▶ _EXERCISE DIRECTIONS_
Write out the data below in full, unchanged, minus the images.

▶ _PROVIDED DATA_
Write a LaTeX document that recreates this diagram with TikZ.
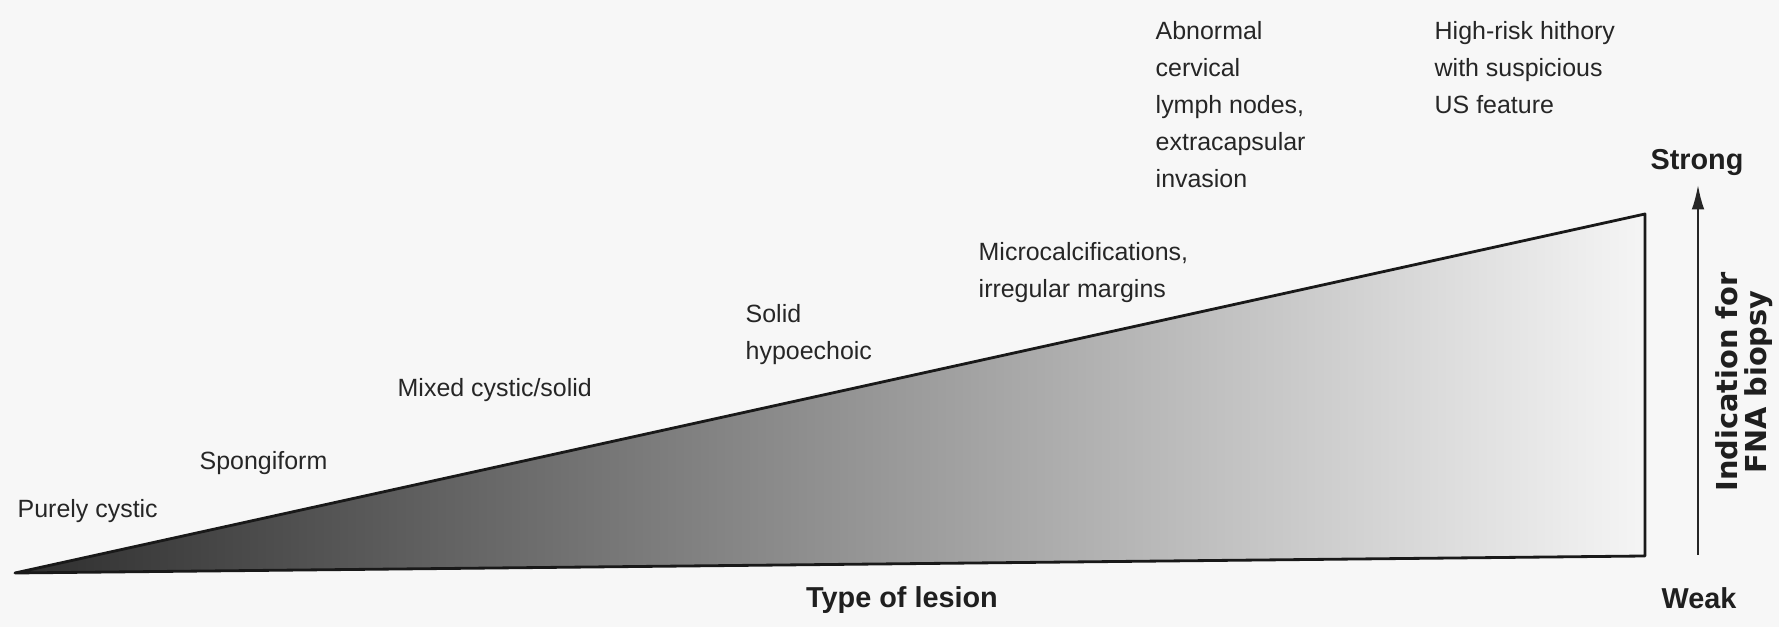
\documentclass[tikz,border=0pt]{standalone}
\usepackage{fontspec}
\setmainfont{Liberation Sans}
\newfontfamily\widefont{DejaVu Sans}
\usetikzlibrary{arrows.meta,positioning}

\begin{document}
\begin{tikzpicture}[x=0.1mm,y=-0.1mm]
\tikzset{
  lbl/.style={font=\fontsize{7.1}{10.5}\selectfont, text=black!85, inner sep=0pt, align=left},
  axlbl/.style={font=\fontsize{8.2}{10}\selectfont\bfseries, text=black!88, inner sep=0pt},
  arr/.style={-{Latex[length=7pt,width=3.6pt]}, line width=0.6pt, black!85},
}
\fill[black!3] (0,0) rectangle (1779,627);
\useasboundingbox (0,0) rectangle (1779,627);
\coordinate (tip) at (15,573);
\coordinate (topr) at (1645,214);
\coordinate (botr) at (1645,556);
\shade[left color=black!82, right color=black!4] (tip) -- (topr) -- (botr) -- cycle;
\draw[line width=0.8pt, line join=round, black!90] (tip) -- (topr) -- (botr) -- cycle;
\node[lbl, anchor=west] (cystic) at (17,511) {Purely cystic};
\node[lbl, anchor=west] (spongi) at (199,463) {Spongiform};
\node[lbl, anchor=west] (mixed) at (397,390) {Mixed cystic/solid};
\node[lbl, anchor=north west] (solid) at (745,304) {Solid\\hypoechoic};
\node[lbl, anchor=north west] (micro) at (978,242) {Microcalcifications,\\irregular margins};
\node[lbl, anchor=north west] (abnormal) at (1155,21) {Abnormal\\cervical\\lymph nodes,\\extracapsular\\invasion};
\node[lbl, anchor=north west] (highrisk) at (1434,21) {High-risk hithory\\with suspicious\\US feature};
\node[axlbl] (type) at (902,600) {Type of lesion};
\node[axlbl] (strong) at (1697,163) {Strong};
\node[axlbl] (weak) at (1699,598) {Weak};
\coordinate (abot) at (1698,555);
\draw[arr, shorten >=2.3pt] (abot) -- (abot |- strong.south);
\node[rotate=90, align=center, inner sep=0pt, text=black!88,
  font={\widefont\bfseries\fontsize{8.2}{8.2}\selectfont}] (fna) at (1744,382) {Indication for\\FNA biopsy};
\end{tikzpicture}
\end{document}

▶ _RESPONSE TO THIS TASK_
Write a LaTeX document that recreates this diagram with TikZ.
\documentclass[tikz,border=0pt]{standalone}
\usepackage{fontspec}
\setmainfont{Liberation Sans}
\newfontfamily\widefont{DejaVu Sans}
\usetikzlibrary{arrows.meta,positioning}

\begin{document}
\begin{tikzpicture}[x=0.1mm,y=-0.1mm]
\tikzset{
  lbl/.style={font=\fontsize{7.1}{10.5}\selectfont, text=black!85, inner sep=0pt, align=left},
  axlbl/.style={font=\fontsize{8.2}{10}\selectfont\bfseries, text=black!88, inner sep=0pt},
  arr/.style={-{Latex[length=7pt,width=3.6pt]}, line width=0.6pt, black!85},
}
\fill[black!3] (0,0) rectangle (1779,627);
\useasboundingbox (0,0) rectangle (1779,627);
\coordinate (tip) at (15,573);
\coordinate (topr) at (1645,214);
\coordinate (botr) at (1645,556);
\shade[left color=black!82, right color=black!4] (tip) -- (topr) -- (botr) -- cycle;
\draw[line width=0.8pt, line join=round, black!90] (tip) -- (topr) -- (botr) -- cycle;
\node[lbl, anchor=west] (cystic) at (17,511) {Purely cystic};
\node[lbl, anchor=west] (spongi) at (199,463) {Spongiform};
\node[lbl, anchor=west] (mixed) at (397,390) {Mixed cystic/solid};
\node[lbl, anchor=north west] (solid) at (745,304) {Solid\\hypoechoic};
\node[lbl, anchor=north west] (micro) at (978,242) {Microcalcifications,\\irregular margins};
\node[lbl, anchor=north west] (abnormal) at (1155,21) {Abnormal\\cervical\\lymph nodes,\\extracapsular\\invasion};
\node[lbl, anchor=north west] (highrisk) at (1434,21) {High-risk hithory\\with suspicious\\US feature};
\node[axlbl] (type) at (902,600) {Type of lesion};
\node[axlbl] (strong) at (1697,163) {Strong};
\node[axlbl] (weak) at (1699,598) {Weak};
\coordinate (abot) at (1698,555);
\draw[arr, shorten >=2.3pt] (abot) -- (abot |- strong.south);
\node[rotate=90, align=center, inner sep=0pt, text=black!88,
  font={\widefont\bfseries\fontsize{8.2}{8.2}\selectfont}] (fna) at (1744,382) {Indication for\\FNA biopsy};
\end{tikzpicture}
\end{document}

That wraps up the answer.